**JOB**
Repeat exactly the lines running from the first line of the data to the line containing "(14,327.5) -- (561,327.5);", both ends included, and nothing else; drop the pictures.

**PROVIDED DATA**
────────
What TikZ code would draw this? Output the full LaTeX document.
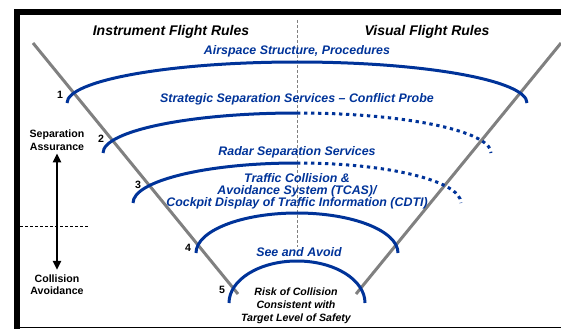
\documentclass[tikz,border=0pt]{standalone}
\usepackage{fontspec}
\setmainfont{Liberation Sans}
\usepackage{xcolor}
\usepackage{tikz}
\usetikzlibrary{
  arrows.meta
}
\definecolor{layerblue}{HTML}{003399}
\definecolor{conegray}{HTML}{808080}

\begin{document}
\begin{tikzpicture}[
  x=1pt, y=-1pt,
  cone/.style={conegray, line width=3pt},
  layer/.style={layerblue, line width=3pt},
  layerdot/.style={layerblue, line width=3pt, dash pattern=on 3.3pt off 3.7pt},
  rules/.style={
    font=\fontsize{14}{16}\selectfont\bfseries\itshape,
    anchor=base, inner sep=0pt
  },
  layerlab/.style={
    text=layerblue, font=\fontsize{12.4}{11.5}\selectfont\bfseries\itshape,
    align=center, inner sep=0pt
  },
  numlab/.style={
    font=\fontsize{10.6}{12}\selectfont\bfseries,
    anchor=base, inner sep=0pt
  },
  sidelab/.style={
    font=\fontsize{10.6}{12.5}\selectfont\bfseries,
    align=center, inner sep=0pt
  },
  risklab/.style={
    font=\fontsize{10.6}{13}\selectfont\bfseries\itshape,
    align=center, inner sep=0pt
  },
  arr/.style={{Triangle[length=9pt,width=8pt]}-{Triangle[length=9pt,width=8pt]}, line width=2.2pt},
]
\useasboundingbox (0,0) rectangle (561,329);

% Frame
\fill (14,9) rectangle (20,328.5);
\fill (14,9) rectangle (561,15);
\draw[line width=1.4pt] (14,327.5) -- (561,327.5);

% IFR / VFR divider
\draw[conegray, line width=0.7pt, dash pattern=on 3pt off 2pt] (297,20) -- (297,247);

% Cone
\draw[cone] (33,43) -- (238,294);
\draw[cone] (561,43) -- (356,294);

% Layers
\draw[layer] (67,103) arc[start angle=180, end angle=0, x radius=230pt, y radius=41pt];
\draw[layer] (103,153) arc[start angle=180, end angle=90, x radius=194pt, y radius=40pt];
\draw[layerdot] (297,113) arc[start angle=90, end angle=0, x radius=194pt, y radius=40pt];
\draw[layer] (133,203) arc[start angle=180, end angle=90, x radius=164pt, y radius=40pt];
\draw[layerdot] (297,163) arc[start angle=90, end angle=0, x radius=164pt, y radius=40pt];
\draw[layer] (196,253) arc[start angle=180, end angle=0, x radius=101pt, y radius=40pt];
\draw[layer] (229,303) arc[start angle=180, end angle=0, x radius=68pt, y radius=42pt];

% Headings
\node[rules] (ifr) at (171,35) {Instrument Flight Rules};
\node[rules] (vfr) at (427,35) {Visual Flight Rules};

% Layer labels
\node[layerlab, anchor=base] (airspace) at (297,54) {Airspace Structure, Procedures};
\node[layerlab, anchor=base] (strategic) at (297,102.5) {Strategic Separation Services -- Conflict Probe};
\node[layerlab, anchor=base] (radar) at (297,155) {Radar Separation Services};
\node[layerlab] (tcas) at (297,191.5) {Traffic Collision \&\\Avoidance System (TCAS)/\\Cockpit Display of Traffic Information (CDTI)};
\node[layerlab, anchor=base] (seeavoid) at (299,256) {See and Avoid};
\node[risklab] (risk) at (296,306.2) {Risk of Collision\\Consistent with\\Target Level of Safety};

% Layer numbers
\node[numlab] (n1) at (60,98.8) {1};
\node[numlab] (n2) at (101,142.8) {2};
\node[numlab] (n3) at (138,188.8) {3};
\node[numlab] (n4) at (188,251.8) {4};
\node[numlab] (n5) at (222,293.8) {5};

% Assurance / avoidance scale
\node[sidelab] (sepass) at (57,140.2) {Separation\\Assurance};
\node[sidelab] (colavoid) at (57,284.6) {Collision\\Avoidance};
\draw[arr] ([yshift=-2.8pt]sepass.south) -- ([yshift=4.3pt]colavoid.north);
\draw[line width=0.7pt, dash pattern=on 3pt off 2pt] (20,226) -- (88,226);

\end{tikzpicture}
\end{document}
────────
**RESULT**
What TikZ code would draw this? Output the full LaTeX document.
\documentclass[tikz,border=0pt]{standalone}
\usepackage{fontspec}
\setmainfont{Liberation Sans}
\usepackage{xcolor}
\usepackage{tikz}
\usetikzlibrary{
  arrows.meta
}
\definecolor{layerblue}{HTML}{003399}
\definecolor{conegray}{HTML}{808080}

\begin{document}
\begin{tikzpicture}[
  x=1pt, y=-1pt,
  cone/.style={conegray, line width=3pt},
  layer/.style={layerblue, line width=3pt},
  layerdot/.style={layerblue, line width=3pt, dash pattern=on 3.3pt off 3.7pt},
  rules/.style={
    font=\fontsize{14}{16}\selectfont\bfseries\itshape,
    anchor=base, inner sep=0pt
  },
  layerlab/.style={
    text=layerblue, font=\fontsize{12.4}{11.5}\selectfont\bfseries\itshape,
    align=center, inner sep=0pt
  },
  numlab/.style={
    font=\fontsize{10.6}{12}\selectfont\bfseries,
    anchor=base, inner sep=0pt
  },
  sidelab/.style={
    font=\fontsize{10.6}{12.5}\selectfont\bfseries,
    align=center, inner sep=0pt
  },
  risklab/.style={
    font=\fontsize{10.6}{13}\selectfont\bfseries\itshape,
    align=center, inner sep=0pt
  },
  arr/.style={{Triangle[length=9pt,width=8pt]}-{Triangle[length=9pt,width=8pt]}, line width=2.2pt},
]
\useasboundingbox (0,0) rectangle (561,329);

% Frame
\fill (14,9) rectangle (20,328.5);
\fill (14,9) rectangle (561,15);
\draw[line width=1.4pt] (14,327.5) -- (561,327.5);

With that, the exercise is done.